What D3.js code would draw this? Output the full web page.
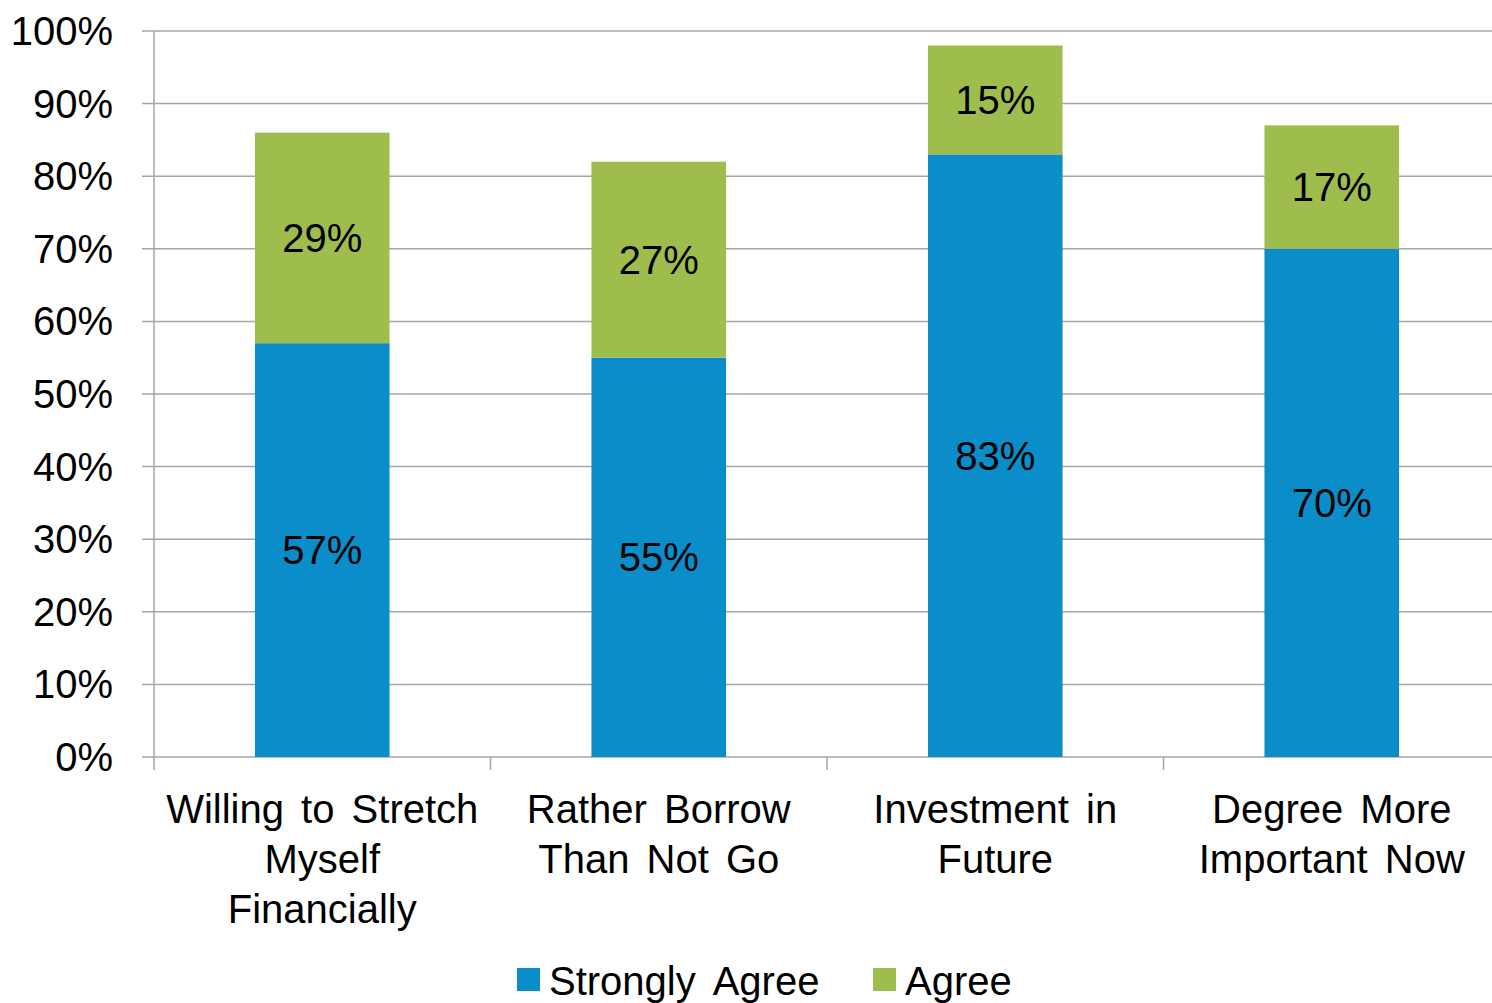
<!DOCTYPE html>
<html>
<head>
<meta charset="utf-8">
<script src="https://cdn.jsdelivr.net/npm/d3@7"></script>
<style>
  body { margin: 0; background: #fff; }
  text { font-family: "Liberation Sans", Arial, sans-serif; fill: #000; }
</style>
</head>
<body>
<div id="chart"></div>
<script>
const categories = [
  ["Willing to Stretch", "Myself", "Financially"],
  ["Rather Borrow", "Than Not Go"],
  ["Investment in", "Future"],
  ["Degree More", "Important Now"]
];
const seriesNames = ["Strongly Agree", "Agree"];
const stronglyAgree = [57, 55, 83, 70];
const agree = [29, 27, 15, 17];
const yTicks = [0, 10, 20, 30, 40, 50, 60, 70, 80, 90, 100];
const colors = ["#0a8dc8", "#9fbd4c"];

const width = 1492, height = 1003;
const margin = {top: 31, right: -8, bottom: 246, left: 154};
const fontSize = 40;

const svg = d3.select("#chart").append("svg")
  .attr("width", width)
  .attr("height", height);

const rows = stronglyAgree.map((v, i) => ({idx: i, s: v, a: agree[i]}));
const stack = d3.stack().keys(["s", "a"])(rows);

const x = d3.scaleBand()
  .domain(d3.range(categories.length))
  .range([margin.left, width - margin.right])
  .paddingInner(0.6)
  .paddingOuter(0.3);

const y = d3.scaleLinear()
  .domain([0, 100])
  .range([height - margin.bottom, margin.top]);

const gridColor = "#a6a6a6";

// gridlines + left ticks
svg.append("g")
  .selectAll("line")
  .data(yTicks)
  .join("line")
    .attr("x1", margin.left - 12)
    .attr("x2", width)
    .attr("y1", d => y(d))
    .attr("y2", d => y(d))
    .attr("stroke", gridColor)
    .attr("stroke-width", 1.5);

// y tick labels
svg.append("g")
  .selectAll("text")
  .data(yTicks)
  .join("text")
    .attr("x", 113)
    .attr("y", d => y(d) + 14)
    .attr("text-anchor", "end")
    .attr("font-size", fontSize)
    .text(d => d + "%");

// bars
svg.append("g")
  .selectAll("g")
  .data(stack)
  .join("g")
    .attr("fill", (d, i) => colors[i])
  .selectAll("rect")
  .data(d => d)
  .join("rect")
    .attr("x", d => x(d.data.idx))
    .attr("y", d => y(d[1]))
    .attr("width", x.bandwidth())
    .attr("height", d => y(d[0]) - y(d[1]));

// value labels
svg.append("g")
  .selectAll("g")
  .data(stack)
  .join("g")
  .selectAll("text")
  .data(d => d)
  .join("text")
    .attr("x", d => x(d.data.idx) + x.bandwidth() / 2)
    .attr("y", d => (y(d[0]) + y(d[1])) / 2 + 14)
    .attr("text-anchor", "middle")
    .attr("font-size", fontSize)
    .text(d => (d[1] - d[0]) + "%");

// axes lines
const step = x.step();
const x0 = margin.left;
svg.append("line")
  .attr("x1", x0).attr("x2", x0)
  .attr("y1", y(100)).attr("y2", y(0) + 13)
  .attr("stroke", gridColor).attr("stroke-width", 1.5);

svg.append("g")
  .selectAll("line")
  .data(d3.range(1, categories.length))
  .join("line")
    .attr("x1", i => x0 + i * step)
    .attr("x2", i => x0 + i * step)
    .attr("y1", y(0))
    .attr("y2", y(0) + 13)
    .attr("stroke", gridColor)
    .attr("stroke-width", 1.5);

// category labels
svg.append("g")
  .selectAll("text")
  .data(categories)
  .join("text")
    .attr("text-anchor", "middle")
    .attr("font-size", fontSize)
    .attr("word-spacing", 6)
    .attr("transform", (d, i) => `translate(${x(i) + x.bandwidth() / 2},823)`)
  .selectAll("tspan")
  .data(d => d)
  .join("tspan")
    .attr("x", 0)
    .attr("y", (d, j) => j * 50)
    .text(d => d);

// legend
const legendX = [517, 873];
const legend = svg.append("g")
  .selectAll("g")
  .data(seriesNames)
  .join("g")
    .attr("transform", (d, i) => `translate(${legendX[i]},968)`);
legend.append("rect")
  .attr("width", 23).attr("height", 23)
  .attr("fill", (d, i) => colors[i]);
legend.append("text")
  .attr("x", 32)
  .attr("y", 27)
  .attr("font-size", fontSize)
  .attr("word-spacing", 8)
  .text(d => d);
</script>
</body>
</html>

---

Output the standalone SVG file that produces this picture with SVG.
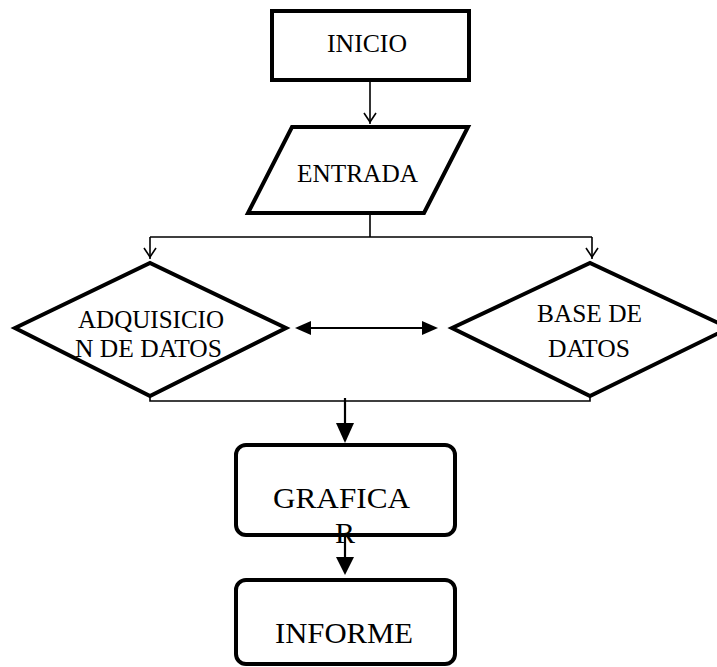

### STATED EXERCISE
Go through the data above and find the lines with the word "Output". Copy each of those lines.

### RIGHT ANSWER
What D3.js code would draw this? Output the full web page.
Output the standalone SVG file that produces this picture with SVG.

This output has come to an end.